Sooo, BELIEVE ME....I didn't really need this as an ego boost.
Not really. I was a "celebrity" as much as I cared to be before this. In fact, have some experience as a celebrity probably is good training for this role since I can balance out my own perspective even when dealing with others.
Besides that, God gives the 144,000 and the Messiah GLORY. It's his glory, not that of our own. It's like the Moon's light...it comes from the sun, it has no light of its own. So the 144,000, though KINGS are really more priests. We are SERVANTS! When Jesus washed the feet of the disciples even though he was the Messiah...THAT'S THIS JOB! Cleaning up the mess!
So it's really more like winning the LOTTO kind of joy and glory, not the glory of being born a king and heir to a fortune. I wont the lottery. That's all, lucky me!!!
And it's even better now! Now when I need that little "attention" boost you think I need, I just go to one of several karaoke bars and for $1 a song I can be as much of a "star" as I want to be; everybody has a few good songs they can sell to the audience.

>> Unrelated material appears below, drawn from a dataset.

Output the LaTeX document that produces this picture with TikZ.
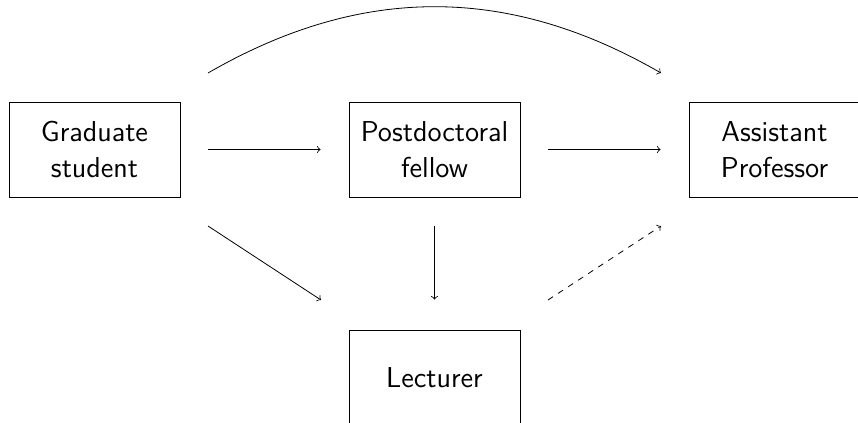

Thought not. You are just a wacko.
Farkel, awaiting the sword of the thought police......
You know, Farkel, you're HOPING I'm a wacko. That's a safe presumption. After all, what other choices do you have for this "crazy" claim?
But...no matter how many excuses all the phony Messiahs have out there and what ego problems they have, if ever a true Messiah would come and reveal himself, he'd have no choice but to admit that he was the Messiah. But I guarantee you, he will sound just as crazy as the others!
So, yeah, maybe I'm crazy and need an ego boost, I didn't feel accomplished enough in my life, fine. But maybe I'm just admitting to the truth so that later when apostates want to get into the kingdom I'll be able to say: "I TOLD you I was the Messiah! right up front. I admitted it!" That's all this is about.